In Delhi, it all began at around 6.30 pm on April 16, Hanuman Jayanti. Hindutva groups of the Sangh Parivar had organised processions supposedly to commemorate the occasion – like similar processions were organised on Ram Navami in places like Khargone. In the working-class neighbourhood of Jahangirpuri, these so-called “shobha yatras” took place at 9 am, 3.30 pm and 4 pm that day.
According to a dozen Hindu and Muslim residents who spoke to Newslaundry, all three yatras were visibly violent – the processionists wielded swords, bats and even guns. This is visible in video footage shot. Then, at 6.30 pm, according to residents, two participants in the yatra attempted to plant saffron flags inside Jahangirpuri’s Jama Masjid, where Muslims had gathered for the evening prayers. The day after, The Quint caught a BJP leader and his followers on film, raising slogans in front of the very mosque that was at the heart of the clash that resulted.

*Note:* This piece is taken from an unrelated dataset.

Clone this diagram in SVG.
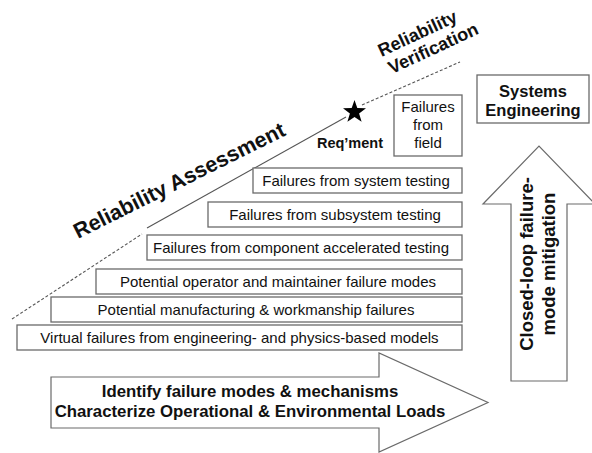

Of course, the Delhi Police FIR tells a different story. Filed on the basis of a complaint by Inspector Rajiv Ranjan Singh, the FIR said the yatra had been “peaceful” until it reached the mosque, where “one Ansar” and four to five others “started quarrelling” with participants in the yatra: “Despite repeated appeals by the police, one community continued to pelt stones and as a result, the police had to use tear gas shells to ease the situation.” The FIR also said the crowd “attacked” the police, and a sub-inspector suffered a gunshot injury. A stampede took place and public property, including a few shops, was allegedly damaged and some vehicles were torched. Additional police forces soon reached the spot and barricaded the entire locality.
In the aftermath of the rioting on April 16, BJP leaders had alleged that Bengali-speaking Muslims who live in the alleys of Jahangirpuri are “illegal Bangladeshis” and “Rohingya” refugees from Myanmar. It was a prelude to the demolition drive to root out so-called illegal encroachment. Muslim residents who live in the lanes behind the mosque were hurt by these claims. While AAP had initially picked up the ‘Rohingya’ thread, saying that they were settled by the BJP to trigger communal riots, Manish Sisodia said today that razing the house of Amit Shah and the BJP HQ would rid India of communalism forever.
Influenced by The Kashmir Files, Hindutva workers have threatened to purge Muslims from a Roorkee village. In the aftermath of a Hanuman Jayanti procession which saw stone pelting on April 16, most Muslims have had to leave the Bhagwanpur area. Those who stayed behind say they are in constant fear.
A rabid Hindutva channel supported by government advertising, Sudarshan News is back to targeting Muslims over employment, calling it ‘naukri jihad’. State-owned Pawan Hans, under the Ministry of Civil Aviation, is hiring Muslim candidates trained at Jamia Millia Islamia, alleged the channel, starting a new Hindutva conspiracy theory against Muslims. AltNews has the factcheck of the malicious and vicious rumour.
Reuters, Al Jazeera and CNN, among others, carried the Delhi demolitions as the main news from India. On sites like Al Ahram in Egypt, it found a prominent place, entitled, ‘Muslim properties razed in New Delhi after communal violence.’